Speaking with media in Beijing.

Just like it did at the Dubai Airshow, the interior of this newly refurbished 787 is really catching the eye our Chinese customers, suppliers, government officials and the media. I can’t emphasize enough how beautiful it is and how it really sums up the way we’ve taken the passenger experience to the next level.


Inside the refurbished cabin on ZA003, the third 787 Dreamliner.

Look for more posts as we continue our travels through China—living the dream.


Some young fans of the Dreamliner pose in front of a 787 ice sculpture.

MAXimum Commitment

In the past couple of days since we announced our intention to build the 737 MAX in Renton, pending union contract approval, some people have questioned our commitment to the MAX. Let me be clear—we are 100 percent committed. Period.

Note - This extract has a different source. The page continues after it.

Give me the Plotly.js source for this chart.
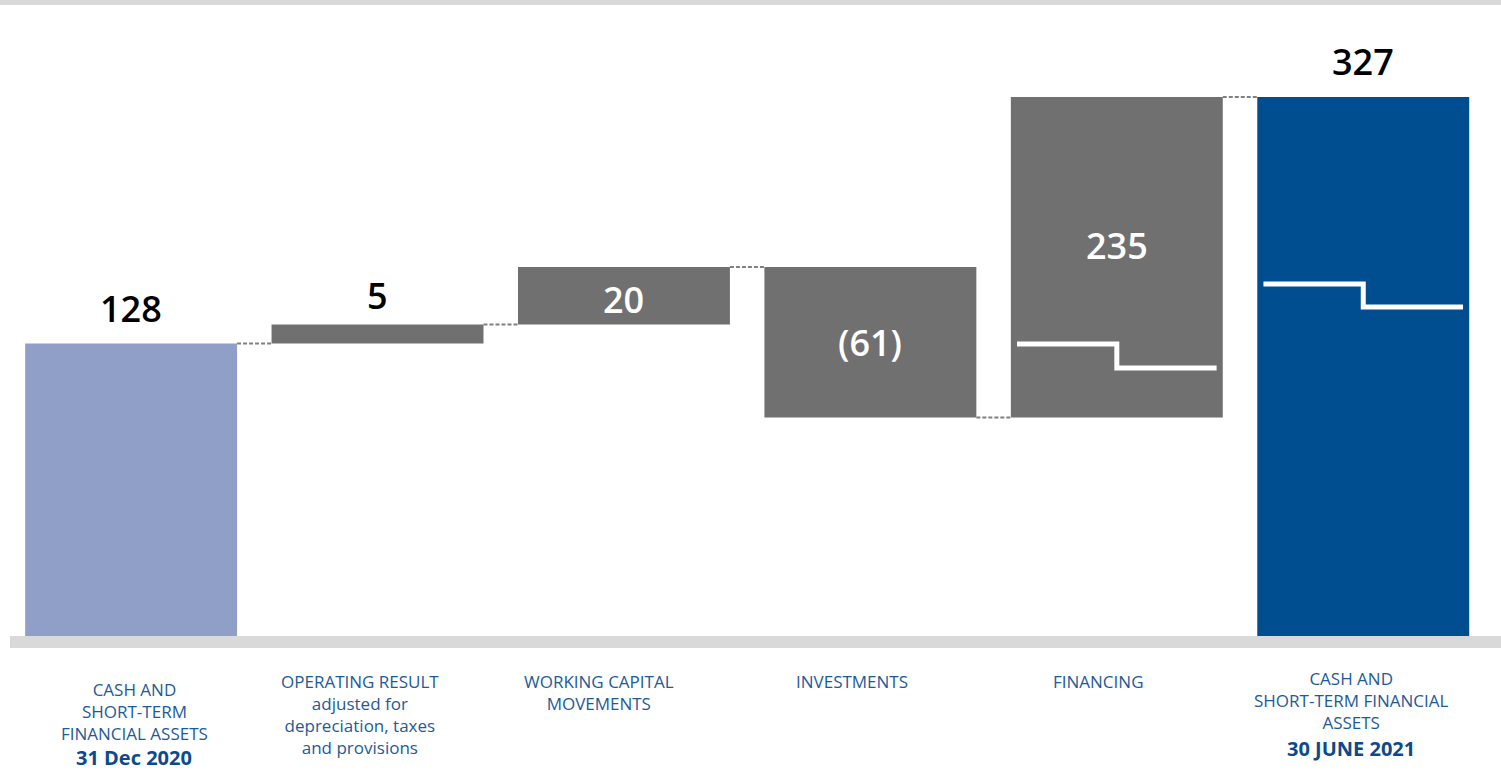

And let’s also be clear about something else. If this agreement is ratified, the MAX will be built in our Renton factory.

The decision to go with a new engine variant wasn’t made lightly. It came after a careful analysis of our customers’ needs and a hard look in the mirror. In the end, the 737 MAX was clearly the best choice over an all new small airplane. We now stand behind the MAX with all of our energy and resources.


With over 700 commitments so far, the MAX is clearly stirring up the industry. It even has the competition talking more about our airplane than their own.

Lion Air’s historic announcement last month that it committed to buy 201 737 MAXs, and up to 380 total 737s, was a huge win for us. We’re proud that a customer already flying an all-Boeing fleet weighed its choices and went with the best product. We’ll continue to do everything we can to keep our other customers just as happy—and we believe the MAX will do just that.